#### WORK TO BE COMPLETED:
Print nothing but the lines from the start of the listing below through the line that contains "join=miter] (apex) -- (baseL) -- (baseR) -- cycle;". Do not include the pictures.
--
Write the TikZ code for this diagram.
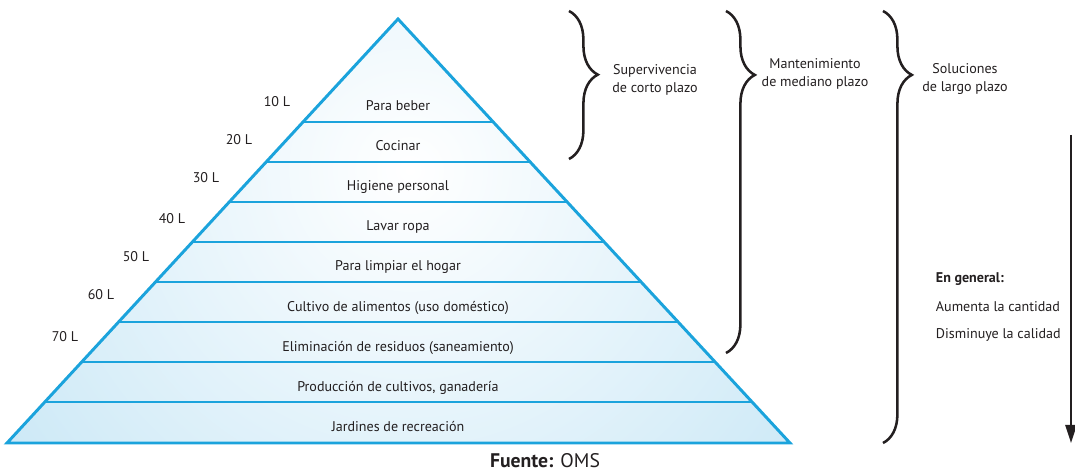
\documentclass[tikz,border=0pt]{standalone}
\usepackage{fontspec}
\setmainfont{PT Sans}
\usepackage{tikz}
\usetikzlibrary{arrows.meta,calc,decorations.pathreplacing}

\definecolor{pyrline}{HTML}{1BA3DC}
\definecolor{pyrfill}{HTML}{BDE2F4}
\definecolor{ink}{HTML}{231F20}

\tikzset{
  bandline/.style={pyrline, line width=1.5pt},
  bandtext/.style={font=\fontsize{10}{12}\selectfont, text=ink, anchor=base},
  amount/.style={font=\fontsize{10}{12}\selectfont, text=ink, anchor=base},
  bracetext/.style={font=\fontsize{10}{12.5}\selectfont, text=ink, align=center},
  bracket/.style={decorate, draw=ink, line width=1.8pt,
    decoration={brace, amplitude=0.72cm}}
}

\begin{document}
\begin{tikzpicture}[x=0.025cm, y=-0.025cm]
    \useasboundingbox (0,0) rectangle (1075,471);

    % Pyramid
    \coordinate (apex) at (398,19);
    \coordinate (baseL) at (7,443);
    \coordinate (baseR) at (790,443);
    \begin{scope}
        \clip (apex) -- (baseL) -- (baseR) -- cycle;
        \shade[inner color=white, outer color=pyrfill] (410,170) circle (640);
    \end{scope}

    % Levels
    \foreach \y in {122,162,...,402}
        \draw[bandline] ($(apex)!{(\y-19)/424}!(baseL)$) -- ($(apex)!{(\y-19)/424}!(baseR)$);
    \draw[pyrline, line width=2.1pt, line join=miter] (apex) -- (baseL) -- (baseR) -- cycle;

    % Uses
    \foreach \t [count=\i from 0] in {Para beber, Cocinar, Higiene personal, Lavar ropa,
        Para limpiar el hogar, Cultivo de alimentos (uso doméstico),
        Eliminación de residuos (saneamiento), {Producción de cultivos, ganadería},
        Jardines de recreación}
        \node[bandtext] (use\i) at (398,{111+40*\i}) {\t};

    % Litres
    \foreach \v/\x/\y in {10/277/107, 20/239/145, 30/206/183, 40/172/224,
        50/136/262, 60/101/300, 70/65/341}
        \node[amount] (lit\v) at (\x,\y) {\v\ L};

    % Braces
    \coordinate (shortA) at (569,11);
    \coordinate (shortB) at (569,159);
    \coordinate (midA) at (726,11);
    \coordinate (midB) at (726,353);
    \coordinate (longA) at (883,11);
    \coordinate (longB) at (883,443);
    \draw[bracket, decoration={aspect=0.43}] (shortA) -- (shortB);
    \draw[bracket, decoration={aspect=0.187}] (midA) -- (midB);
    \draw[bracket, decoration={aspect=0.148}] (longA) -- (longB);
    \node[bracetext] (short) at (655,80) {Supervivencia\\de corto plazo};
    \node[bracetext] (medium) at (815,74) {Mantenimiento\\de mediano plazo};
    \node[bracetext] (long) at (965,79) {Soluciones\\de largo plazo};

    % Trend
    \coordinate (trendA) at (1071,135);
    \coordinate (trendB) at (1071,443);
    \draw[ink, line width=1.4pt, -{Triangle[length=0.45cm, width=0.28cm]}] (trendA) -- (trendB);
    \node[amount, anchor=base west, font=\fontsize{10}{12}\selectfont\bfseries] (general) at (931,283) {En general:};
    \node[amount, anchor=base west] (more) at (931,311) {Aumenta la cantidad};
    \node[amount, anchor=base west] (less) at (931,338) {Disminuye la calidad};

    % Source
    \node[text=ink, font=\fontsize{14}{16}\selectfont, anchor=base, inner sep=0pt] (source) at (545,467) {\textbf{Fuente:} OMS};
\end{tikzpicture}
\end{document}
--
#### TASK RESPONSE:
Write the TikZ code for this diagram.
\documentclass[tikz,border=0pt]{standalone}
\usepackage{fontspec}
\setmainfont{PT Sans}
\usepackage{tikz}
\usetikzlibrary{arrows.meta,calc,decorations.pathreplacing}

\definecolor{pyrline}{HTML}{1BA3DC}
\definecolor{pyrfill}{HTML}{BDE2F4}
\definecolor{ink}{HTML}{231F20}

\tikzset{
  bandline/.style={pyrline, line width=1.5pt},
  bandtext/.style={font=\fontsize{10}{12}\selectfont, text=ink, anchor=base},
  amount/.style={font=\fontsize{10}{12}\selectfont, text=ink, anchor=base},
  bracetext/.style={font=\fontsize{10}{12.5}\selectfont, text=ink, align=center},
  bracket/.style={decorate, draw=ink, line width=1.8pt,
    decoration={brace, amplitude=0.72cm}}
}

\begin{document}
\begin{tikzpicture}[x=0.025cm, y=-0.025cm]
    \useasboundingbox (0,0) rectangle (1075,471);

    % Pyramid
    \coordinate (apex) at (398,19);
    \coordinate (baseL) at (7,443);
    \coordinate (baseR) at (790,443);
    \begin{scope}
        \clip (apex) -- (baseL) -- (baseR) -- cycle;
        \shade[inner color=white, outer color=pyrfill] (410,170) circle (640);
    \end{scope}

    % Levels
    \foreach \y in {122,162,...,402}
        \draw[bandline] ($(apex)!{(\y-19)/424}!(baseL)$) -- ($(apex)!{(\y-19)/424}!(baseR)$);
    \draw[pyrline, line width=2.1pt, line join=miter] (apex) -- (baseL) -- (baseR) -- cycle;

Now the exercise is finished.